Rapport mondial (ANG) complet >> Rapport mondial (FRA) abrégé >>
Dans la 29e édition de son Rapport mondial annuel (version intégrale en anglais 674 pages  – version abrégée en français 233 pages), Human Rights Watch examine les pratiques en matière de droits humains dans plus de 100 pays au cours de l’année 2018. Kenneth Roth, le directeur exécutif, affirme dans son essai introductif que les populistes qui répandent la haine et l'intolérance dans de nombreux pays sont confrontés à une résistance croissante. De nouvelles alliances de gouvernements respectueux des droits, souvent inspirées et rejointes par des organisations de la société civile et par le public, sont en train d’accroître le prix à payer pour les abus commis par des dirigeants autocratiques. Les succès de leurs démarches illustrent la possibilité de défendre les droits humains - voire la responsabilité de le faire – y compris aux heures les plus sombres. Le conflit armé au Yémen a eu des conséquences terribles sur la population. Les combats ont tué et blessé des milliers de civils. Des millions de personnes subissent les effets des pénuries de nourriture et de soins médicaux, et pourtant les belligérants continuent à empêcher l’aide humanitaire de passer. Dans tout le pays, les civils souffrent du manque de services de base, de la crise économique incontrôlable ainsi que de l’effondrement de la gouvernance et des systèmes sanitaire, éducatif et judiciaire.
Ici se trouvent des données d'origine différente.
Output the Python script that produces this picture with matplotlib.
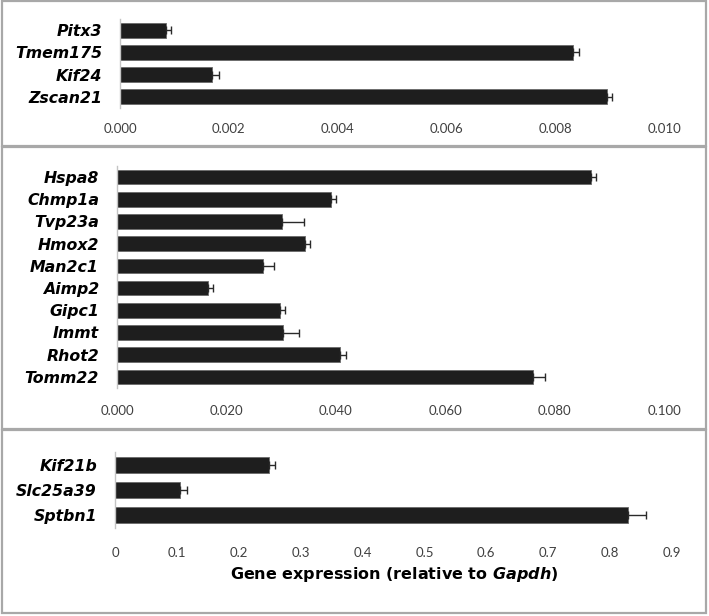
import numpy as np
import matplotlib
matplotlib.use("Agg")
import matplotlib.pyplot as plt
from matplotlib.patches import Rectangle

# panel 1
genes_1 = ["Pitx3", "Tmem175", "Kif24", "Zscan21"]
vals_1 = [0.00085, 0.00833, 0.00169, 0.00895]
err_1 = [0.00008, 0.0001, 0.00013, 0.0001]
ticks_1 = [0.000, 0.002, 0.004, 0.006, 0.008, 0.010]
ticklab_1 = ["0.000", "0.002", "0.004", "0.006", "0.008", "0.010"]

# panel 2
genes_2 = ["Hspa8", "Chmp1a", "Tvp23a", "Hmox2", "Man2c1", "Aimp2", "Gipc1", "Immt", "Rhot2", "Tomm22"]
vals_2 = [0.0867, 0.0391, 0.0301, 0.0344, 0.0266, 0.0167, 0.0298, 0.0303, 0.0408, 0.0761]
err_2 = [0.0009, 0.0009, 0.0041, 0.0009, 0.0021, 0.0009, 0.0009, 0.003, 0.001, 0.0022]
ticks_2 = [0.0, 0.02, 0.04, 0.06, 0.08, 0.1]
ticklab_2 = ["0.000", "0.020", "0.040", "0.060", "0.080", "0.100"]

# panel 3
genes_3 = ["Kif21b", "Slc25a39", "Sptbn1"]
vals_3 = [0.249, 0.105, 0.829]
err_3 = [0.0097, 0.0113, 0.029]
ticks_3 = [0, 0.1, 0.2, 0.3, 0.4, 0.5, 0.6, 0.7, 0.8, 0.9]
ticklab_3 = ["0", "0.1", "0.2", "0.3", "0.4", "0.5", "0.6", "0.7", "0.8", "0.9"]

W, H = 709, 616
fig = plt.figure(figsize=(W / 100, H / 100), dpi=100)
fig.patch.set_facecolor("white")


def px_axes(x0, x1, y0, y1):
    return fig.add_axes([x0 / W, 1 - y1 / H, (x1 - x0) / W, (y1 - y0) / H])


def panel(ax, genes, vals, errs, ticks, labs, xmax, bh, lab_pad):
    pos = np.arange(len(genes))
    ax.barh(pos, vals, height=bh, color="#1e1e1e", edgecolor="#6a6a6a", linewidth=0.6, zorder=2)
    ax.errorbar(vals, pos, xerr=[np.zeros(len(vals)), errs], fmt="none",
                ecolor="#2a2a2a", elinewidth=1.0, capsize=2.6, capthick=1.0, zorder=3)
    ax.set_xlim(0, xmax)
    ax.set_ylim(len(genes) - 0.5, -0.5)
    ax.set_yticks(pos)
    ax.set_yticklabels(genes, fontfamily="DejaVu Sans", fontweight="bold",
                       fontstyle="italic", fontsize=11.3)
    ax.set_xticks(ticks)
    ax.set_xticklabels(labs, fontfamily="Lato", fontsize=9.5, color="#404040")
    ax.tick_params(axis="y", length=0, pad=13)
    ax.tick_params(axis="x", length=0, pad=lab_pad)
    for s in ["top", "right", "bottom"]:
        ax.spines[s].set_visible(False)
    ax.spines["left"].set_color("#c4c4c4")
    ax.spines["left"].set_linewidth(1.0)
    ax.patch.set_alpha(0)


ax1 = px_axes(120, 664, 19, 108)
panel(ax1, genes_1, vals_1, err_1, ticks_1, ticklab_1, 0.010, 0.67, 11)

ax2 = px_axes(117, 664, 166, 388)
panel(ax2, genes_2, vals_2, err_2, ticks_2, ticklab_2, 0.1, 0.66, 12)

ax3 = px_axes(115, 672, 452, 528)
panel(ax3, genes_3, vals_3, err_3, ticks_3, ticklab_3, 0.9, 0.63, 14)

# panel boxes
for (y0, y1) in [(1, 146), (147, 429), (430, 613)]:
    fig.patches.append(Rectangle((1.5 / W, 1 - y1 / H), 704.5 / W, (y1 - y0) / H,
                                 transform=fig.transFigure, fill=False,
                                 edgecolor="#a8a8a8", linewidth=1.6))

fig.text(394 / W, 1 - 575 / H, r"Gene expression (relative to $\mathbfit{Gapdh}$)",
         ha="center", va="center", fontsize=11.5, fontweight="bold",
         fontfamily="DejaVu Sans")
plt.rcParams["mathtext.fontset"] = "dejavusans"

fig.savefig("out.png", dpi=100)
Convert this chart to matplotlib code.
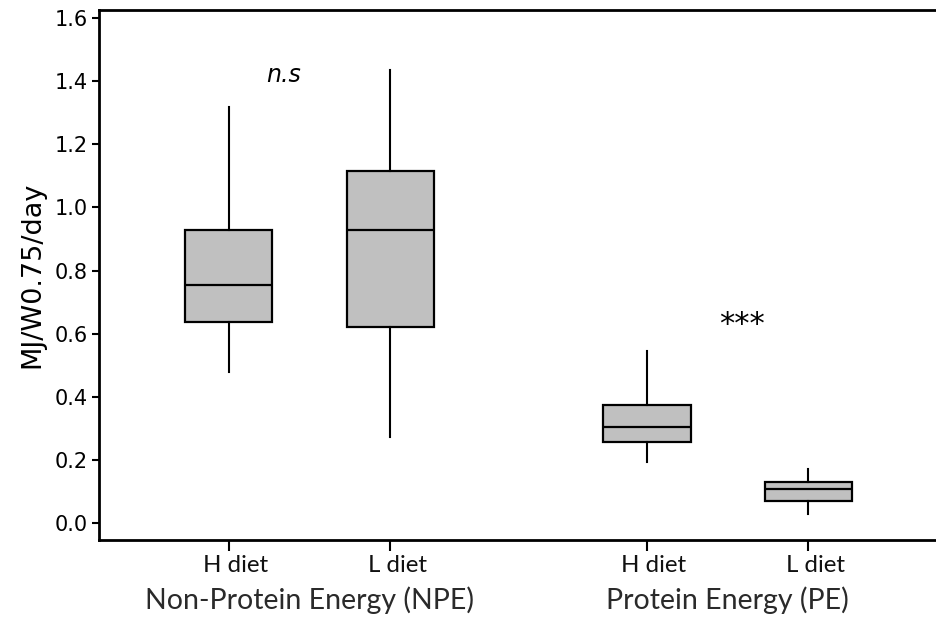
import matplotlib
matplotlib.use("Agg")
import matplotlib.pyplot as plt
import matplotlib.transforms as mtransforms

# Data
groups = ["Non-Protein Energy (NPE)", "Protein Energy (PE)"]
tick_labels = ["H diet", "L diet", "H diet", "L diet"]
positions = [1.0, 2.0, 3.59, 4.59]
whisker_low = [0.479, 0.273, 0.194, 0.028]
q1 = [0.636, 0.620, 0.258, 0.070]
median = [0.754, 0.927, 0.304, 0.108]
q3 = [0.927, 1.115, 0.375, 0.131]
whisker_high = [1.317, 1.434, 0.545, 0.171]
annotations = ["n.s", "***"]
annot_x = [1.34, 4.18]
annot_y = [1.42, 0.63]

stats = []
for i in range(len(positions)):
    stats.append(dict(med=median[i], q1=q1[i], q3=q3[i],
                      whislo=whisker_low[i], whishi=whisker_high[i],
                      fliers=[], label=tick_labels[i]))

fig = plt.figure(figsize=(9.36, 6.17), dpi=100)
ax = fig.add_axes([99/936, 1-539.5/617, 1-99/936, (539.5-9.5)/617])

ax.bxp(stats, positions=positions, widths=0.54, patch_artist=True,
       showcaps=False,
       boxprops=dict(facecolor="#c0c0c0", edgecolor="black", linewidth=1.6),
       medianprops=dict(color="black", linewidth=1.6),
       whiskerprops=dict(color="black", linewidth=1.5))

yt = [0.0, 0.2, 0.4, 0.6, 0.8, 1.0, 1.2, 1.4, 1.6]
ax.set_ylim(-0.052, 1.627)
ax.set_xlim(0.197, 5.38)
ax.set_yticks(yt)
ax.set_yticklabels([f"{v:.1f}" for v in yt], fontsize=15, family="DejaVu Sans")
ax.set_xticks(positions)
ax.set_xticklabels([""] * len(positions))

# x tick labels drawn as text slightly right of the ticks, as in the reference
xform = mtransforms.blended_transform_factory(ax.transData, ax.transAxes)
xoff = mtransforms.ScaledTranslation(7/100, -15/100, fig.dpi_scale_trans)
for p, lab in zip(positions, tick_labels):
    ax.text(p, 0, lab, transform=xform + xoff, ha="center", va="top",
            fontsize=17.3, family="Lato", color="#111111", clip_on=False)

ax.tick_params(axis="y", direction="out", length=5, width=1.5, pad=3)
ax.tick_params(axis="x", direction="out", length=8, width=1.5, pad=3)

ax.spines["right"].set_visible(False)
for s in ["left", "bottom", "top"]:
    ax.spines[s].set_linewidth(2)

ax.set_ylabel("MJ/W0.75/day", fontsize=19.5, family="DejaVu Sans", labelpad=7)

# group labels
for gi, g in enumerate(groups):
    xc = (positions[2*gi] + positions[2*gi+1]) / 2
    ax.text(xc, -0.245, g, transform=ax.transData,
            ha="center", va="center", fontsize=20.5, family="Lato", color="#2a2a2a",
            clip_on=False)

ax.text(annot_x[0], annot_y[0], annotations[0], style="italic", fontsize=17,
        ha="center", va="center", family="DejaVu Sans")
ax.text(annot_x[1], annot_y[1], annotations[1], fontsize=22,
        ha="center", va="center", family="DejaVu Sans")

fig.savefig("out.png", dpi=100)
La coalition a effectué des centaines de frappes aériennes sans discernement et disproportionnées, tuant des milliers de civils et frappant des infrastructures cruciales et d’autres cibles civiles, en violation des lois de la guerre. Les forces houthies ont recruté des enfants, posé des mines terrestres et effectué des tirs d’artillerie et de roquettes sans distinction sur des villes comme Taïz et Aden, ainsi que vers l’Arabie saoudite. Aussi bien les forces houthies, les forces progouvernementales que les forces émiraties ou yéménites soutenues par les Émirats arabes unis, ont causé la détention arbitraire ou la disparition forcée de centaines de personnes. Les forces houthies ont pris des personnes en otages. Des agents yéménites des forces d’Aden ont battu, violé et torturé des migrants et demandeurs d’asile détenus originaires de la Corne de l’Afrique, dont des femmes et des enfants.
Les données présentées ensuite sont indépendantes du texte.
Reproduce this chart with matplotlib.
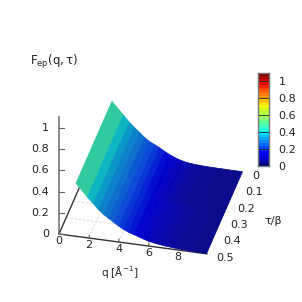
import matplotlib
matplotlib.use("Agg")
import matplotlib.pyplot as plt
from matplotlib.collections import PolyCollection
from matplotlib.colors import LinearSegmentedColormap
import numpy as np

# surface values
q_vals = [1.14, 1.9, 2.3, 2.65, 3.0, 3.33, 3.66, 4.0, 4.33, 4.66, 5.0, 5.33, 5.66, 6.0,
          6.25, 6.5, 6.75, 7.0, 7.25, 7.5, 7.75, 8.0, 8.25, 8.5, 8.75, 9.0, 9.25, 9.5, 9.7, 9.9]
tau_vals = [0.0, 0.25, 0.5]
F_tau0 = [0.50, 0.385, 0.325, 0.28, 0.24, 0.20, 0.168, 0.145, 0.122, 0.095, 0.07, 0.05, 0.034, 0.022,
          0.016, 0.012, 0.009, 0.007, 0.005, 0.004, 0.003, 0.003, 0.002, 0.002, 0.002, 0.001, 0.001, 0.001, 0.001, 0.001]
F_tau25 = [0.50, 0.385, 0.327, 0.28, 0.24, 0.205, 0.174, 0.148, 0.124, 0.1, 0.08, 0.062, 0.047, 0.034,
           0.028, 0.022, 0.018, 0.015, 0.012, 0.01, 0.009, 0.007, 0.006, 0.005, 0.004, 0.003, 0.003, 0.002, 0.002, 0.001]
F_tau5 = [0.50, 0.385, 0.33, 0.28, 0.24, 0.21, 0.18, 0.15, 0.125, 0.105, 0.09, 0.075, 0.06, 0.045,
          0.04, 0.033, 0.028, 0.023, 0.02, 0.017, 0.014, 0.011, 0.009, 0.008, 0.006, 0.005, 0.004, 0.003, 0.002, 0.001]

q_ticks = [0, 2, 4, 6, 8]
tau_ticks = [0, 0.1, 0.2, 0.3, 0.4, 0.5]
z_ticks = [0, 0.2, 0.4, 0.6, 0.8, 1]
cb_ticks = [0, 0.2, 0.4, 0.6, 0.8, 1]
q_max = 9.93
z_top = 1.1
cb_max = 1.1
n_levels = 32

# surface colours as they look in the picture
surf_levels = [0, 0.015, 0.04, 0.07, 0.15, 0.22, 0.30, 0.38, 0.47, 0.5]
surf_colors = ["#0a0a8c", "#0a0aa5", "#0505be", "#0000d2", "#0a46d7", "#0f6ecd", "#0a96c8", "#0fc3be", "#3ccd96", "#3ccd96"]


def project(q, tau, z):
    # gnuplot style view, worked out in pixels
    x = 59 + 14.9 * q + 72 * (0.5 - tau)
    y = 234 + 2.0 * q - 164 * (0.5 - tau) - 106 * z
    return x, y


def fmt(v):
    return f"{v:g}"


F = np.array([F_tau0, F_tau25, F_tau5])
q = np.array(q_vals)
tau = np.array(tau_vals)
cmap = plt.get_cmap("jet", n_levels)
surf_cmap = LinearSegmentedColormap.from_list(
    "surf", [(v / surf_levels[-1], c) for v, c in zip(surf_levels, surf_colors)], N=120)

fig = plt.figure(figsize=(3.02, 3.02), dpi=100)
ax = fig.add_axes([0, 0, 1, 1])
ax.set_xlim(0, 302)
ax.set_ylim(302, 0)
ax.axis("off")

# floor grid
grid = dict(color="#d8d8d8", lw=0.6, ls=(0, (3, 2)), zorder=1)
for t in q_ticks[1:]:
    ax.plot(*zip(project(t, 0.5, 0), project(t, 0, 0)), **grid)
for t in tau_ticks[:-1]:
    ax.plot(*zip(project(0, t, 0), project(q_max, t, 0)), **grid)

# axes on the floor
ax.plot(*zip(project(0, 0.5, 0), project(q_max, 0.5, 0)), color="#333333", lw=1, zorder=2)
ax.plot(*zip(project(0, 0.5, 0), project(0, 0, 0)), color="#333333", lw=1, zorder=2)
ax.plot(*zip(project(0, 0.5, 0), project(0, 0.5, z_top)), color="#777777", lw=1.2, zorder=2)

for t in q_ticks:
    x, y = project(t, 0.5, 0)
    ax.plot([x, x + 0.6], [y, y - 3], color="#555555", lw=0.7, zorder=2)
    ax.text(x, y + 7, fmt(t), ha="center", va="center", fontsize=8, color="#222222")
for t in tau_ticks:
    x, y = project(q_max, t, 0)
    ax.text(x + 9, y + 4, fmt(t), ha="left", va="center", fontsize=8, color="#222222")
for t in z_ticks:
    x, y = project(0, 0.5, t)
    ax.plot([x, x + 4.5], [y, y], color="#666666", lw=0.8, zorder=2)
    ax.text(x - 10, y, fmt(t), ha="right", va="center", fontsize=8, color="#222222")

# surface, flat coloured cells
polys = []
cols = []
for i in range(len(tau) - 1):
    for j in range(len(q) - 1):
        polys.append([
            project(q[j], tau[i], F[i, j]),
            project(q[j + 1], tau[i], F[i, j + 1]),
            project(q[j + 1], tau[i + 1], F[i + 1, j + 1]),
            project(q[j], tau[i + 1], F[i + 1, j]),
        ])
        cols.append(surf_cmap(F[i:i + 2, j:j + 2].mean() / surf_levels[-1]))
ax.add_collection(PolyCollection(polys, facecolors=cols, edgecolors=cols, linewidths=0.5, zorder=3))

ax.text(30, 62, r"$\mathdefault{F_{ep}(q,\tau)}$", ha="left", va="center", fontsize=8.5, color="#222222")
ax.text(120, 272, r"q [Å$\mathdefault{^{-1}}$]", ha="center", va="center", fontsize=7.5, color="#222222")
ax.text(273, 221, "τ/β", ha="center", va="center", fontsize=8, color="#222222")

# colour box
cax = fig.add_axes([258 / 302, 1 - 166 / 302, 11 / 302, 93 / 302])
levels = np.linspace(0, cb_max, n_levels + 1)
cax.pcolormesh([0, 1], levels, (levels[:-1] + levels[1:])[:, None] / 2, cmap=cmap, vmin=0, vmax=cb_max)
cax.set_xticks([])
cax.set_ylim(0, cb_max)
cax.set_yticks(cb_ticks)
cax.set_yticklabels([fmt(t) for t in cb_ticks], fontsize=8, color="#222222")
cax.yaxis.tick_right()
cax.tick_params(axis="y", direction="in", length=7.9, width=0.6, pad=7, color="#222222")
for s in cax.spines.values():
    s.set_color("#777777")
    s.set_linewidth(1)

fig.savefig("out.png", dpi=100)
La coalition n’a toujours pas mené d’enquêtes crédibles sur les abus, et ses pays membres ont cherché à fuir leur responsabilité vis-à-vis du droit international en refusant de fournir des informations sur le rôle de leurs troupes dans les attaques illégales. Le groupe armé houthi, lui non plus, n’a pas puni ses commandants responsables de crimes de guerre.  Les officiers impliqués dans ces abus occupent toujours des postes de commandement dans tout le pays.

L’un des coûts de la guerre au Yémen a été la fermeture de l’espace disponible pour la société civile. Les belligérants ont arrêté, harcelé, menacé et causé la disparition forcée d’activistes, de journalistes, d’avocats et de défenseurs des droits yéménites. Des défenseures des droits des femmes, qui ont joué un rôle important en documentant les abus et en plaidant pour qu’ils cessent, ont été menacées, diffamées, frappées et détenues. Des travailleurs humanitaires ont également été tués, blessés et détenus.

« Plutôt que de risquer d’être complices de la prochaine frappe aérienne qui touchera un mariage ou un bus rempli d’enfants, les États-Unis, le Royaume-Uni et la France devraient dire à l’Arabie saoudite que les ventes d’armes seront interrompues jusqu’à ce que les crimes de guerre cessent et que leurs auteurs soient poursuivis », a conclu Sarah Leah Whitson.